Facing international calls to engage with opposition groups dominated by majority Shi’ites, King Hamad bin Isa al-Khalifa opened a national dialogue this week with “all options” on the table to discuss political, economic and social reform. “The Bahrainis are responsive to international opinion … It’s what Arab regimes are good at, embarking on reform and doing the right gesture. The fundamental power structure doesn’t change in any way,” said Shadi Hamid, director of research at the Brookings Doha Center.
“The situation is very tense and there is a divide and it’s not going to be healed overnight.” Mostly Shi’ite pro-democracy protests, inspired by revolts that toppled Tunisia and Egypt’s leaders, erupted in February in Bahrain, a financial hub and modest oil producer and host to the Fifth Fleet, the US Navy’s main regional outpost.
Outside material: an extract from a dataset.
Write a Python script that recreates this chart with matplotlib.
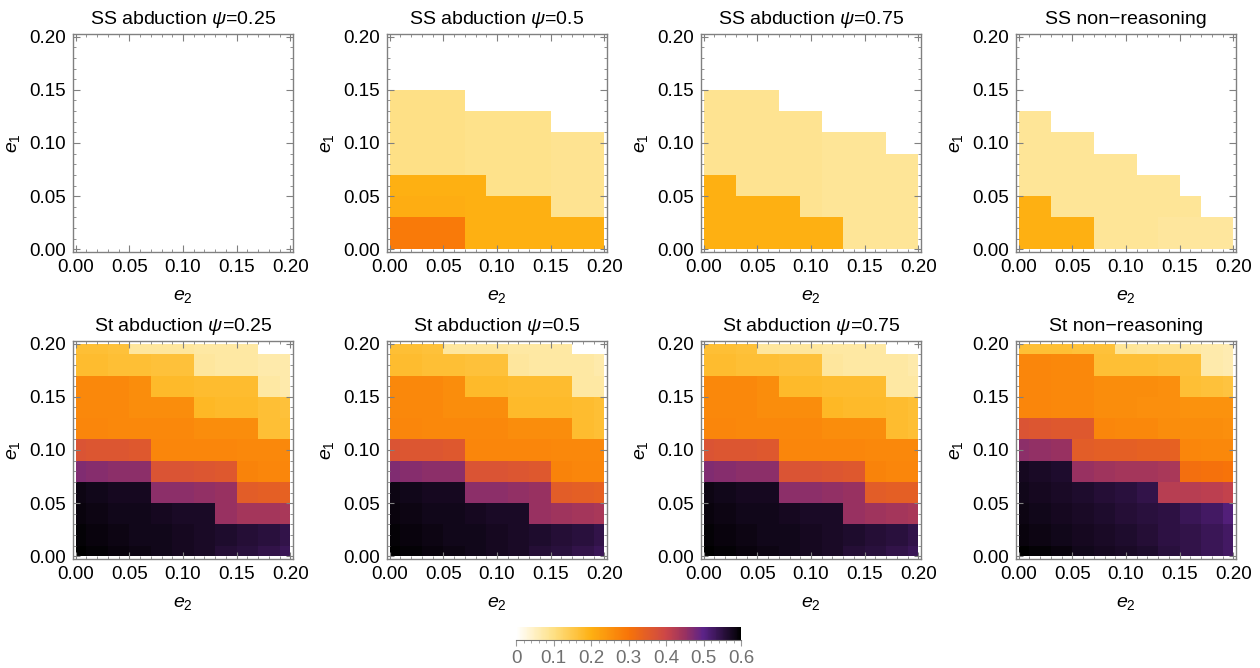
import numpy as np
import matplotlib.pyplot as plt
from matplotlib.colors import LinearSegmentedColormap
from matplotlib.cm import ScalarMappable
from matplotlib.colors import Normalize
from matplotlib.ticker import MultipleLocator

plt.rcParams['font.family'] = ['Liberation Sans', 'DejaVu Sans']
plt.rcParams['mathtext.fontset'] = 'custom'
plt.rcParams['mathtext.rm'] = 'Liberation Sans'
plt.rcParams['mathtext.it'] = 'Liberation Sans:italic'

# grid of error rates (same for e1 and e2)
e_grid = [0.00, 0.02, 0.04, 0.06, 0.08, 0.10, 0.12, 0.14, 0.16, 0.18, 0.20]
e1_rows = e_grid[::-1]          # rows below are written top (0.20) -> bottom (0.00)
axis_ticks = [0.00, 0.05, 0.10, 0.15, 0.20]
cbar_ticks = [0, 0.1, 0.2, 0.3, 0.4, 0.5, 0.6]
cbar_labels = ['0', '0.1', '0.2', '0.3', '0.4', '0.5', '0.6']

titles = ['SS abduction $\\psi$=0.25', 'SS abduction $\\psi$=0.5',
          'SS abduction $\\psi$=0.75', 'SS non\u2212reasoning',
          'St abduction $\\psi$=0.25', 'St abduction $\\psi$=0.5',
          'St abduction $\\psi$=0.75', 'St non\u2212reasoning']

Z0 = [0.0] * 11

ss_abd_025 = [Z0] * 11

ss_abd_05 = [
    Z0, Z0, Z0,
    [0.10, 0.10, 0.10, 0.10, 0, 0, 0, 0, 0, 0, 0],
    [0.10, 0.10, 0.10, 0.10, 0.095, 0.095, 0.095, 0.095, 0, 0, 0],
    [0.10, 0.10, 0.10, 0.10, 0.095, 0.095, 0.095, 0.095, 0.09, 0.09, 0.09],
    [0.10, 0.10, 0.10, 0.10, 0.095, 0.095, 0.095, 0.095, 0.09, 0.09, 0.09],
    [0.20, 0.20, 0.20, 0.20, 0.20, 0.095, 0.095, 0.095, 0.09, 0.09, 0.09],
    [0.205, 0.205, 0.205, 0.205, 0.20, 0.20, 0.20, 0.20, 0.09, 0.09, 0.09],
    [0.29, 0.29, 0.29, 0.29, 0.20, 0.20, 0.20, 0.20, 0.20, 0.20, 0.20],
    [0.29, 0.29, 0.29, 0.29, 0.20, 0.20, 0.20, 0.20, 0.20, 0.20, 0.20],
]

ss_abd_075 = [
    Z0, Z0, Z0,
    [0.09, 0.09, 0.09, 0.09, 0, 0, 0, 0, 0, 0, 0],
    [0.09, 0.09, 0.09, 0.09, 0.09, 0.09, 0, 0, 0, 0, 0],
    [0.09, 0.09, 0.09, 0.09, 0.09, 0.09, 0.085, 0.085, 0.085, 0, 0],
    [0.09, 0.09, 0.09, 0.09, 0.09, 0.09, 0.085, 0.085, 0.085, 0.085, 0.085],
    [0.20, 0.20, 0.09, 0.09, 0.09, 0.09, 0.085, 0.085, 0.085, 0.085, 0.085],
    [0.20, 0.20, 0.20, 0.20, 0.20, 0.09, 0.085, 0.085, 0.085, 0.085, 0.085],
    [0.20, 0.20, 0.20, 0.20, 0.20, 0.20, 0.20, 0.085, 0.085, 0.085, 0.085],
    [0.20, 0.20, 0.20, 0.20, 0.20, 0.20, 0.20, 0.085, 0.085, 0.085, 0.085],
]

ss_nonr = [
    Z0, Z0, Z0, Z0,
    [0.085, 0.085, 0, 0, 0, 0, 0, 0, 0, 0, 0],
    [0.085, 0.085, 0.085, 0.085, 0, 0, 0, 0, 0, 0, 0],
    [0.085, 0.085, 0.085, 0.085, 0.085, 0.085, 0, 0, 0, 0, 0],
    [0.085, 0.085, 0.085, 0.085, 0.085, 0.085, 0.085, 0.085, 0, 0, 0],
    [0.20, 0.20, 0.085, 0.085, 0.085, 0.085, 0.085, 0.085, 0.085, 0, 0],
    [0.20, 0.20, 0.20, 0.20, 0.085, 0.085, 0.085, 0.08, 0.08, 0.08, 0.08],
    [0.20, 0.20, 0.20, 0.20, 0.085, 0.085, 0.085, 0.08, 0.08, 0.08, 0.08],
]

st_abd_025 = [
    [0.17, 0.17, 0.165, 0.08, 0.08, 0.08, 0.075, 0.075, 0.075, 0.0, 0.0],
    [0.175, 0.175, 0.17, 0.17, 0.165, 0.165, 0.08, 0.075, 0.075, 0.07, 0.07],
    [0.265, 0.265, 0.265, 0.26, 0.18, 0.18, 0.175, 0.175, 0.175, 0.075, 0.07],
    [0.265, 0.265, 0.265, 0.26, 0.26, 0.26, 0.185, 0.18, 0.18, 0.17, 0.165],
    [0.27, 0.27, 0.265, 0.265, 0.265, 0.265, 0.26, 0.26, 0.26, 0.17, 0.17],
    [0.37, 0.365, 0.365, 0.36, 0.27, 0.27, 0.27, 0.27, 0.265, 0.265, 0.265],
    [0.47, 0.465, 0.46, 0.46, 0.37, 0.37, 0.365, 0.36, 0.275, 0.27, 0.27],
    [0.585, 0.58, 0.575, 0.575, 0.46, 0.46, 0.455, 0.45, 0.35, 0.345, 0.34],
    [0.59, 0.585, 0.58, 0.58, 0.575, 0.57, 0.57, 0.45, 0.44, 0.44, 0.435],
    [0.595, 0.59, 0.585, 0.58, 0.58, 0.575, 0.57, 0.565, 0.56, 0.555, 0.545],
    [0.60, 0.595, 0.59, 0.585, 0.58, 0.575, 0.57, 0.56, 0.555, 0.545, 0.535],
]

st_abd_05 = [
    [0.17, 0.17, 0.165, 0.08, 0.08, 0.08, 0.075, 0.075, 0.075, 0.0, 0.0],
    [0.175, 0.175, 0.17, 0.17, 0.165, 0.165, 0.08, 0.075, 0.075, 0.075, 0.07],
    [0.265, 0.265, 0.265, 0.26, 0.18, 0.18, 0.175, 0.175, 0.175, 0.075, 0.075],
    [0.265, 0.265, 0.265, 0.26, 0.26, 0.26, 0.18, 0.18, 0.18, 0.175, 0.17],
    [0.27, 0.27, 0.265, 0.265, 0.265, 0.265, 0.26, 0.26, 0.26, 0.175, 0.17],
    [0.37, 0.365, 0.365, 0.36, 0.27, 0.27, 0.27, 0.27, 0.265, 0.265, 0.265],
    [0.47, 0.465, 0.46, 0.46, 0.37, 0.37, 0.365, 0.36, 0.275, 0.27, 0.27],
    [0.585, 0.58, 0.575, 0.575, 0.46, 0.46, 0.455, 0.45, 0.35, 0.345, 0.34],
    [0.59, 0.585, 0.58, 0.58, 0.575, 0.57, 0.57, 0.45, 0.445, 0.44, 0.435],
    [0.595, 0.59, 0.585, 0.58, 0.58, 0.575, 0.57, 0.565, 0.56, 0.555, 0.545],
    [0.60, 0.595, 0.59, 0.585, 0.58, 0.575, 0.57, 0.56, 0.555, 0.545, 0.535],
]

st_abd_075 = [
    [0.17, 0.17, 0.165, 0.08, 0.08, 0.08, 0.075, 0.075, 0.075, 0.0, 0.0],
    [0.175, 0.175, 0.17, 0.17, 0.165, 0.165, 0.08, 0.075, 0.075, 0.075, 0.07],
    [0.265, 0.265, 0.265, 0.26, 0.18, 0.18, 0.175, 0.175, 0.175, 0.075, 0.075],
    [0.265, 0.265, 0.265, 0.26, 0.26, 0.26, 0.185, 0.18, 0.18, 0.175, 0.17],
    [0.27, 0.27, 0.265, 0.265, 0.265, 0.265, 0.26, 0.26, 0.26, 0.175, 0.17],
    [0.37, 0.365, 0.365, 0.36, 0.27, 0.27, 0.27, 0.27, 0.265, 0.265, 0.265],
    [0.47, 0.465, 0.46, 0.46, 0.37, 0.37, 0.365, 0.36, 0.275, 0.27, 0.27],
    [0.585, 0.58, 0.575, 0.575, 0.46, 0.46, 0.455, 0.45, 0.35, 0.345, 0.345],
    [0.59, 0.585, 0.58, 0.58, 0.575, 0.57, 0.57, 0.45, 0.445, 0.44, 0.435],
    [0.595, 0.59, 0.585, 0.58, 0.58, 0.575, 0.57, 0.565, 0.56, 0.555, 0.545],
    [0.60, 0.595, 0.59, 0.585, 0.58, 0.575, 0.57, 0.56, 0.555, 0.545, 0.535],
]

st_nonr = [
    [0.17, 0.17, 0.17, 0.165, 0.165, 0.085, 0.08, 0.08, 0.075, 0.07, 0.065],
    [0.27, 0.27, 0.265, 0.265, 0.17, 0.17, 0.17, 0.165, 0.165, 0.07, 0.065],
    [0.27, 0.27, 0.265, 0.265, 0.26, 0.26, 0.26, 0.255, 0.17, 0.165, 0.16],
    [0.27, 0.27, 0.265, 0.265, 0.26, 0.26, 0.255, 0.255, 0.25, 0.25, 0.25],
    [0.37, 0.365, 0.36, 0.36, 0.27, 0.265, 0.265, 0.26, 0.26, 0.26, 0.255],
    [0.46, 0.455, 0.45, 0.35, 0.345, 0.345, 0.34, 0.34, 0.27, 0.265, 0.265],
    [0.575, 0.57, 0.565, 0.45, 0.445, 0.44, 0.44, 0.435, 0.31, 0.305, 0.30],
    [0.58, 0.575, 0.57, 0.565, 0.56, 0.555, 0.545, 0.42, 0.42, 0.415, 0.41],
    [0.585, 0.58, 0.575, 0.57, 0.565, 0.56, 0.555, 0.55, 0.535, 0.525, 0.51],
    [0.59, 0.585, 0.58, 0.575, 0.57, 0.565, 0.56, 0.55, 0.545, 0.535, 0.525],
    [0.60, 0.595, 0.59, 0.58, 0.575, 0.57, 0.565, 0.555, 0.545, 0.535, 0.525],
]

panels = [ss_abd_025, ss_abd_05, ss_abd_075, ss_nonr,
          st_abd_025, st_abd_05, st_abd_075, st_nonr]

# white -> yellow -> orange -> red -> purple -> black
cmap = LinearSegmentedColormap.from_list('sunset_r', [
    (0.0, '#ffffff'), (0.167, '#fee084'), (0.333, '#feb012'),
    (0.5, '#f87408'), (0.667, '#cc4648'), (0.75, '#9a3260'),
    (0.833, '#5c2388'), (1.0, '#000000')])
vmin, vmax = 0.0, 0.6


def cell_edges(c):
    c = np.asarray(c)
    mid = (c[:-1] + c[1:]) / 2
    return np.concatenate([[c[0]], mid, [c[-1]]])


x_edges = cell_edges(e_grid)
y_edges = cell_edges(e1_rows)

W, H = 1260, 668
fig = plt.figure(figsize=(W / 100, H / 100), dpi=100)
lefts = [73, 387, 701, 1016]
tops = [34, 341]
aw, ah = 220, 218
frame_col = '#808080'

for k, z in enumerate(panels):
    r, c = divmod(k, 4)
    ax = fig.add_axes([lefts[c] / W, 1 - (tops[r] + ah) / H, aw / W, ah / H])
    ax.pcolormesh(x_edges, y_edges, np.array(z), cmap=cmap, vmin=vmin, vmax=vmax,
                  shading='flat', antialiased=False, linewidth=0)
    ax.set_xlim(-0.0025, 0.2025)
    ax.set_ylim(-0.0025, 0.2025)
    ax.set_xticks(axis_ticks)
    ax.set_yticks(axis_ticks)
    ax.set_xticklabels(['%.2f' % t for t in axis_ticks])
    ax.set_yticklabels(['%.2f' % t for t in axis_ticks])
    ax.xaxis.set_minor_locator(MultipleLocator(0.01))
    ax.yaxis.set_minor_locator(MultipleLocator(0.01))
    ax.tick_params(which='both', direction='in', top=True, right=True,
                   color=frame_col, labelcolor='black', labelsize=13.5, pad=5)
    ax.tick_params(which='major', length=5, width=0.8)
    ax.tick_params(which='minor', length=2.5, width=0.6)
    for s in ax.spines.values():
        s.set_color(frame_col)
        s.set_linewidth(1.0)
    ax.set_title(titles[k], fontsize=14, pad=7)
    ax.set_xlabel('$e_2$', fontsize=14, labelpad=9)
    ax.set_ylabel('$e_1$', fontsize=14, labelpad=5)

# colour bar legend
cax = fig.add_axes([516 / W, 1 - 640 / H, 225 / W, 13 / H])
sm = ScalarMappable(norm=Normalize(vmin, vmax), cmap=cmap)
cb = fig.colorbar(sm, cax=cax, orientation='horizontal', ticks=cbar_ticks)
cb.set_ticklabels(cbar_labels)
cb.outline.set_visible(False)
cax.spines['bottom'].set_visible(True)
cax.spines['bottom'].set_color('#777777')
cax.xaxis.set_minor_locator(MultipleLocator(0.02))
cax.tick_params(which='both', direction='out', color='#999999', labelcolor='#707070',
                labelsize=13.5, pad=3)
cax.tick_params(which='major', length=4)
cax.tick_params(which='minor', length=2)

fig.savefig('out.png', dpi=100)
By mid-March the protests demanding political reform were stamped out by Bahrain’s Sunni rulers with the aid of some 1,500 troops from Saudi Arabia and the United Arab Emirates. An estimated 30 people died.
Bahrain introduced over two months of martial law during which thousands of people who took part in the protests lost their jobs, but Shi’ites say it was a witchhunt that targeted them for being Shi’ite.
Bahrain’s Sunni royal family and Saudi Arabia, with its own Shi’ite population in the oil-producing Eastern Province near the causeway linking the two countries, are determined to keep Bahrain’s status quo, and have accused Shi’ite power Iran across Gulf waters of stirring up unrest. After two and a half months of imposed calm, the king lifted martial law and announced the dialogue, and on the eve of talks unveiled an investigative committee to probe widespread reports of abuse in detention, including four who died in custody. He said most Saudi troops would leave.
Yet on the day the dialogue formally opened on Saturday, about 500 protesters marched from nearby Shi’ite villages toward Manama’s main roundabout, the heart of the February protests. The mostly Shi’ite youth clashed with police and were eventually turned back by a volley of tear gas and rubber bullets.
Many are upset that the opposition decided to join the talks, where they hold just 35 out of 300 seats. They are also angry over the sentencing of eight opposition figures and activists to life in prison in June. “No dialogue without the downfall of the regime,” they shouted.
The opposition was split until the last minute over whether to join the dialogue. After a rally organised by the main Shi’ite opposition group Wefaq that drew over 20,000 people, its leader Ali Salman was nearly assaulted by a Wefaq member angry over the decision to participate.
The Sunni government called on the more radical youth to let the dialogue run its course, promising that reforms will be considered and those who committed crimes would be punished. Wefaq leaders were spared from facing trial.
Opposition figures suspect the dialogue, in which the youth movement is not taking part, is a PR exercise that aims to appease international criticism about the crackdown on the democracy movement. US President Barack Obama has called on Manama to release opposition figures and start talks.
Taking place at a gleaming cultural centre in the capital of Manama, the dialogue has all the trappings of a big budget conference, with catered food and scores of staff, as well as a logo, website and a slogan, “Our Bahrain. Our Unity.”
Meetings will be held three times per week, four hours at a time. The participants, which will be grouped into committees of around 50, are drawn from the government, opposition groups, unions, women’s societies, journalists, businesses and professional societies.